1.4.1. Contacts avec le monde asiatique

Les premiers contacts des Nande avec les étrangers concernent le monde euro-asiatique (1879-1894) quand Beni qui devint un poste de relais des caravaniers esclavagistes. Ces trafiquants esclavagistes amenaient leurs victimes à Kindu pour les acheminer d’abord à Ujiji sur le lac Tanganyika, ensuite à Bagamoyo avant d’atteindre le port de Dar-es-Salam pour enfin les embarquer à Zanzibar pour une destination inconnue 142 .

Parmi les noms des chefs esclavagistes restés dans la mémoire, les Nande et les instituteurs de l’école primaire transmettent les noms des chefs suivants lors du rappel historique de la contrée : Ngogo Lutete,Tippi-Tip, Rachid, Sefu et Rumaliza qui occupèrent la partie orientale du Congo Belge à partir de la Lomami.

L’horreur dont témoignent les troubadours fut confirmée par les missionnaires déhoniens qui parlent négativement des Arabes et Arabisés. A leurs yeux, « Qui dit Arabes et Arabisés (…) dit aussi : règne de l’esclavage, absence de tout sentiment de moralité, aversion complète pour la doctrine austère du christianisme 143 ». Pillages, massacres, mutilations des membres et même des seins des femmes, vols, tueries, ravage d’éléphants pour trafiquer l’ivoire, et autres atrocités de ce genre signalaient leur passage.

Ces méfaits chantés par les troubadours sont confirmés par un ancien négrier. Après sa conversion au christianisme, il racontait à ses compagnons qui accompagnaient le Père Gabriel Grison lors de ses randonnées apostoliques à Beni : « En ce temps-là, on brûlait les villages, on ne faisait pas la guerre comme les blancs, on tuait, on pillait, on massacrait jusqu’aux petits enfants 144  ».

Ces faits déclenchèrent la révolte des Nande qui se réfugièrent dans les montagnes et opposèrent une résistance active aux négriers et, par la suite, à la présence des européens dans la contrée. Il fallut l’action de la colonisation belge pour repousser les négriers (1879-1894) qui venaient d’introduire l’Islam dans la contrée et abolir la traite des esclaves dans la région.
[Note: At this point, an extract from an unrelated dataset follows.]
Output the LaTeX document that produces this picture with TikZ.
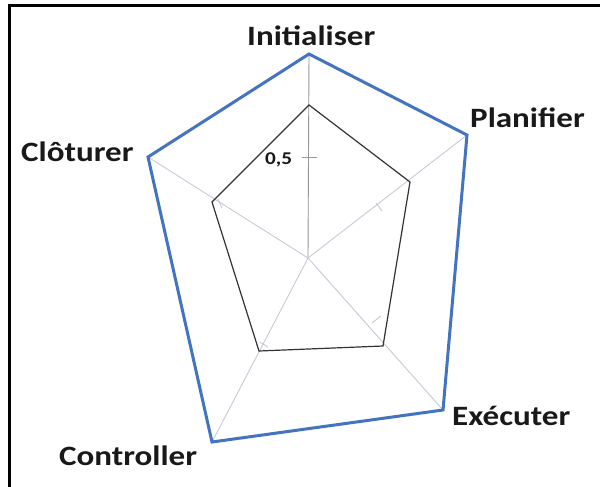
\documentclass[tikz,border=0pt]{standalone}
\usepackage{fontspec}
\setmainfont{Carlito}
\definecolor{outerblue}{RGB}{68,116,192}
\definecolor{axisgray}{RGB}{200,202,215}
\definecolor{axisdark}{RGB}{150,150,155}
\definecolor{txt}{RGB}{25,25,25}
\begin{document}
\begin{tikzpicture}[x=1pt,y=-1pt,
  lbl/.style={anchor=base west,inner sep=0pt,text=txt,font=\fontsize{28}{30}\selectfont\bfseries},
  ticklbl/.style={anchor=base west,inner sep=0pt,text=txt,font=\fontsize{18}{20}\selectfont\bfseries},
  axisline/.style={draw=axisgray,line width=0.9pt},
  outerpoly/.style={draw=outerblue,line width=3pt,line join=miter},
  innerpoly/.style={draw=black!80,line width=1.2pt,line join=miter},
  frameline/.style={draw=black,line width=3pt}]
\useasboundingbox (0,0) rectangle (600,487);
\fill[white] (0,0) rectangle (600,487);
\draw[frameline] (9,6) rectangle (615,500);
% coordinates
\coordinate (O) at (308,258);
\coordinate (oI) at (309,54);
\coordinate (oP) at (467,135);
\coordinate (oE) at (443,410);
\coordinate (oC) at (212,442);
\coordinate (oL) at (148,157);
\coordinate (iI) at (309,105);
\coordinate (iP) at (410,182);
\coordinate (iE) at (383,346);
\coordinate (iC) at (259,351);
\coordinate (iL) at (212,202);
% axes
\draw[axisline,draw=axisdark] (O) -- (oI);
\draw[axisline] (O) -- (oP);
\draw[axisline] (O) -- (oE);
\draw[axisline] (O) -- (oC);
\draw[axisline] (O) -- (oL);
% ticks
\coordinate (t1a) at (302,157); \coordinate (t1b) at (317,157);
\draw[axisline,draw=axisdark] (t1a) -- (t1b);
\coordinate (t2a) at (376,203); \coordinate (t2b) at (382,211);
\draw[axisline] (t2a) -- (t2b);
\coordinate (t3a) at (372,323); \coordinate (t3b) at (381,316);
\draw[axisline] (t3a) -- (t3b);
\coordinate (t4a) at (260,342); \coordinate (t4b) at (268,347);
\draw[axisline] (t4a) -- (t4b);
\coordinate (t5a) at (218,199); \coordinate (t5b) at (222,208);
\draw[axisline] (t5a) -- (t5b);
% polygons
\draw[innerpoly] (iI) -- (iP) -- (iE) -- (iC) -- (iL) -- cycle;
\draw[outerpoly] (oI) -- (oP) -- (oE) -- (oC) -- (oL) -- cycle;
% labels
\node[lbl] (nI) at (247,46) {\scalebox{1.18}[1]{Initialiser}};
\node[lbl] (nP) at (470,127) {\scalebox{1.18}[1]{Planifier}};
\node[lbl] (nE) at (452,425) {\scalebox{1.18}[1]{Exécuter}};
\node[lbl] (nC) at (59,465) {\scalebox{1.18}[1]{Controller}};
\node[lbl] (nL) at (21,161) {\scalebox{1.18}[1]{Clôturer}};
\node[ticklbl] (n05) at (265,164) {\scalebox{1.18}[1]{0,5}};
\end{tikzpicture}
\end{document}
Après leur défaite, Beni devint, en 1894, un poste d’occupation militaire belge.

Néanmoins cette attitude des Nande à l’égard des étrangers n’a pas été généralisée à tous. Les Grecs, les Hindous (avahindi), et les Pakistanais venus dans la contrée lors de la conquête coloniale marquèrent positivement les autochtones par leur commerce et leur établissement des magasins même dans les chefs-lieux des territoires. Ainsi, les ruines des « maison-Shun » ou de Georgandelis évoquent-elles les achats de sel, de savons, de poissons salés, de pétrole, accompagnés de matabishi, article gratuit donné en prime après l’achat. De cette présence grecque est née dans la contrée de Beni et de Butembo un noyau de l’Église orthodoxe, peu fréquenté par les autochtones 145 .

Notes
142.

Chant populaire intitulé Avaharabu, les Arabes, exécuté par les troubadours.

143.

Lettre du Père Joseph Slanden. Lokandu, le 10 janvier 1909, dans Le Règne du Sacré-Cœur (1909), p. 51-52.

144.

Journal du Père Gabriel Grison, Matetas, le 23 septembre 1909, dans Le Règne du Sacré-Cœur (1909), p. 38.

145.

Les archives, à notre portée, ne parlent pas suffisamment de cette présence orthodoxe qui ne figure que dans les statistiques diocésaines de 1987.